In Abwesenheit des verletzten 800m-Topstars Keely Hodgkinson hätte Georgia Hunter-Bell für die Trainingsgruppe von Trevor Painter und Jennifer Meadows die Kastanien aus dem Feuer holen sollen. So grandios die Karriere in den letzten Jahren für die 31-jährige Spätberufene auch gelaufen ist – Vierte bei der Hallen-WM, Silbermedaille bei den Europameisterschaften und die Krönung bei den Olympischen Spielen mit der Bronzemedaille, alles im Wettkampfjahr 2024.
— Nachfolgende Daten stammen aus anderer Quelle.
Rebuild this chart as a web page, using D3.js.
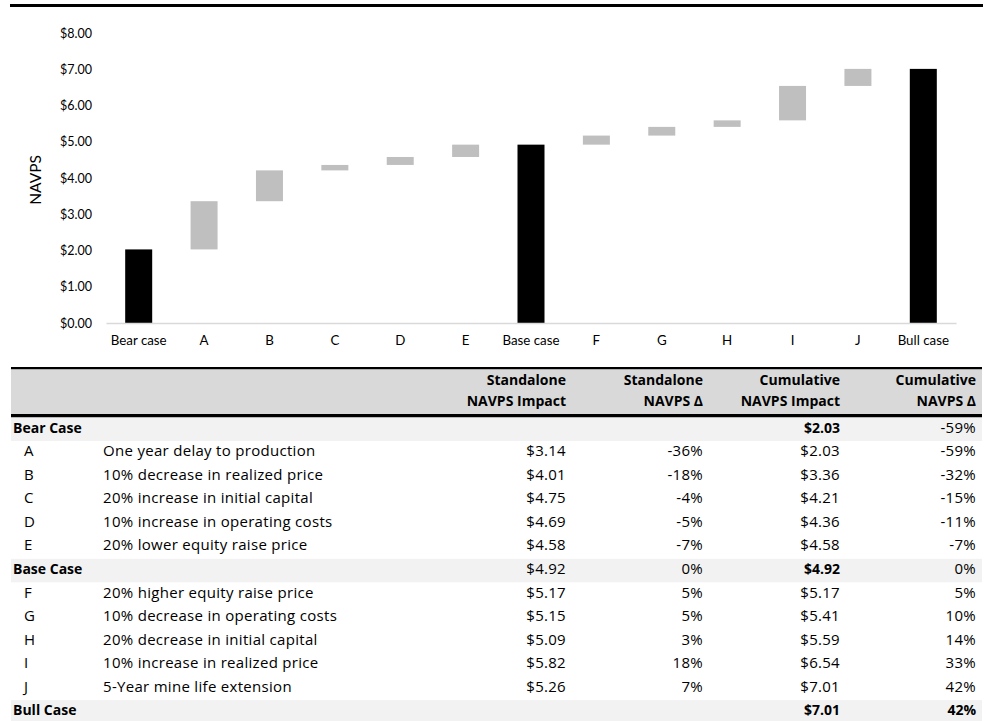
<!DOCTYPE html>
<html>
<head>
<meta charset="utf-8">
<script src="https://cdn.jsdelivr.net/npm/d3@7"></script>
<style>
  html, body { margin: 0; padding: 0; background: #fff; }
  svg { display: block; font-family: Lato, "Open Sans", sans-serif; }
  .tbl { font-family: "Open Sans", Lato, sans-serif; letter-spacing: 0.3px; }
  .tbl .b { font-weight: bold; font-size: 14px; letter-spacing: 0; }
</style>
</head>
<body>
<svg id="chart" width="989" height="721"></svg>
<script>
// ---- Waterfall chart data ----
const categories = ["Bear case", "A", "B", "C", "D", "E", "Base case", "F", "G", "H", "I", "J", "Bull case"];
const barLow  = [0,    2.03, 3.36, 4.21, 4.36, 4.58, 0,    4.92, 5.17, 5.41, 5.59, 6.54, 0];
const barHigh = [2.03, 3.36, 4.21, 4.36, 4.58, 4.92, 4.92, 5.17, 5.41, 5.59, 6.54, 7.01, 7.01];
const isTotal = [true, false, false, false, false, false, true, false, false, false, false, false, true];
const yTicks = [0, 1, 2, 3, 4, 5, 6, 7, 8];

// ---- Sensitivity table data ----
const rowKeys   = ["Bear Case", "A", "B", "C", "D", "E", "Base Case", "F", "G", "H", "I", "J", "Bull Case"];
const rowLabels = ["", "One year delay to production", "10% decrease in realized price",
  "20% increase in initial capital", "10% increase in operating costs", "20% lower equity raise price",
  "", "20% higher equity raise price", "10% decrease in operating costs",
  "20% decrease in initial capital", "10% increase in realized price", "5-Year mine life extension", ""];
const standaloneImpact = ["", "$3.14", "$4.01", "$4.75", "$4.69", "$4.58", "$4.92", "$5.17", "$5.15", "$5.09", "$5.82", "$5.26", ""];
const standaloneDelta  = ["", "-36%", "-18%", "-4%", "-5%", "-7%", "0%", "5%", "5%", "3%", "18%", "7%", ""];
const cumulativeImpact = ["$2.03", "$2.03", "$3.36", "$4.21", "$4.36", "$4.58", "$4.92", "$5.17", "$5.41", "$5.59", "$6.54", "$7.01", "$7.01"];
const cumulativeDelta  = ["-59%", "-59%", "-32%", "-15%", "-11%", "-7%", "0%", "5%", "10%", "14%", "33%", "42%", "42%"];
const caseRow = [true, false, false, false, false, false, true, false, false, false, false, false, true];
const headerTop    = ["Standalone", "Standalone", "Cumulative", "Cumulative"];
const headerBottom = ["NAVPS Impact", "NAVPS \u0394", "NAVPS Impact", "NAVPS \u0394"];

const svg = d3.select("#chart");

// Top rule
svg.append("rect").attr("x", 10).attr("y", 4).attr("width", 973).attr("height", 3).attr("fill", "#000");

// ---- Chart ----
const x = d3.scaleBand().domain(categories).range([106, 956]).padding(0);
const y = d3.scaleLinear().domain([0, 8]).range([323, 33]);
const barW = x.bandwidth() * 0.413;

const yAxis = d3.axisLeft(y).tickValues(yTicks).tickFormat(d3.format("$.2f")).tickSize(0).tickPadding(0);
const gy = svg.append("g").attr("transform", "translate(92,0)").call(yAxis)
  .attr("font-family", null).attr("font-size", null);
gy.select(".domain").remove();
gy.selectAll("text").attr("font-size", 12.5).attr("fill", "#000");

svg.append("text")
  .attr("transform", `translate(41,${(y(0) + y(8)) / 2 + 2}) rotate(-90)`)
  .attr("text-anchor", "middle")
  .attr("font-size", 15.5)
  .text("NAVPS");

svg.append("g").selectAll("rect")
  .data(categories)
  .join("rect")
  .attr("x", d => x(d) + (x.bandwidth() - barW) / 2)
  .attr("y", (d, i) => y(barHigh[i]))
  .attr("width", barW)
  .attr("height", (d, i) => y(barLow[i]) - y(barHigh[i]))
  .attr("fill", (d, i) => isTotal[i] ? "#000" : "#bfbfbf");

const xAxis = d3.axisBottom(x).tickSize(0).tickPadding(13);
const gx = svg.append("g").attr("transform", `translate(0,${y(0)})`).call(xAxis)
  .attr("font-family", null).attr("font-size", null);
gx.select(".domain").attr("stroke", "#d9d9d9").attr("stroke-width", 1.5);
gx.selectAll("text").attr("font-size", 13.3).attr("fill", "#000");

// ---- Table ----
const tableLeft = 11, tableRight = 982;
const numRight = [566, 703, 840, 976];
const tbl = svg.append("g").attr("class", "tbl").attr("font-size", 15);

tbl.append("rect").attr("x", tableLeft).attr("y", 367).attr("width", tableRight - tableLeft).attr("height", 2.5).attr("fill", "#000");
tbl.append("rect").attr("x", tableLeft).attr("y", 369.5).attr("width", tableRight - tableLeft).attr("height", 44.5).attr("fill", "#d9d9d9");
tbl.append("rect").attr("x", tableLeft).attr("y", 414).attr("width", tableRight - tableLeft).attr("height", 3.5).attr("fill", "#000");

const head = tbl.append("g").attr("text-anchor", "end");
numRight.forEach((xr, j) => {
  head.append("text").attr("class", "b").attr("x", xr).attr("y", 385).text(headerTop[j]);
  head.append("text").attr("class", "b").attr("x", xr).attr("y", 406).text(headerBottom[j]);
});

const rowTop = 417.5, rowH = 23.55, baseOff = 15.2;
const rows = tbl.append("g").selectAll("g")
  .data(rowKeys)
  .join("g")
  .attr("transform", (d, i) => `translate(0,${rowTop + i * rowH})`);

rows.filter((d, i) => caseRow[i]).append("rect")
  .attr("x", tableLeft).attr("y", 0).attr("width", tableRight - tableLeft).attr("height", rowH)
  .attr("fill", "#f2f2f2");

rows.append("text")
  .attr("x", (d, i) => caseRow[i] ? 13 : 24)
  .attr("y", baseOff)
  .attr("class", (d, i) => caseRow[i] ? "b" : null)
  .text(d => d);

rows.append("text")
  .attr("x", 103).attr("y", baseOff)
  .text((d, i) => rowLabels[i]);

const cols = [standaloneImpact, standaloneDelta, cumulativeImpact, cumulativeDelta];
cols.forEach((col, j) => {
  rows.append("text")
    .attr("x", numRight[j]).attr("y", baseOff)
    .attr("text-anchor", "end")
    .attr("class", (d, i) => {
      if (!caseRow[i]) return null;
      if (j === 2) return "b";
      if (j === 3 && i === rowKeys.length - 1) return "b";
      return null;
    })
    .text((d, i) => col[i]);
});
</script>
</body>
</html>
Der Rückschlag bei den Hallen-Europameisterschaften von Apeldoorn am Freitagabend war ein großer. In der letzten Runde durchgereicht fand sich die klare Favoritin im 1.500m-Lauf, die als Europas Jahresschnellste ins Rennen gegangen war, auf dem undankbaren vierten Platz wieder. Ein Wimpernschlag kostete der völlig erschöpften Engländerin im Duell mit ihrer Landsfrau Renee Walcott-Nolan, nach einem Zweikampf an der Grenze des Erlaubten, sogar noch die Bronzemedaille.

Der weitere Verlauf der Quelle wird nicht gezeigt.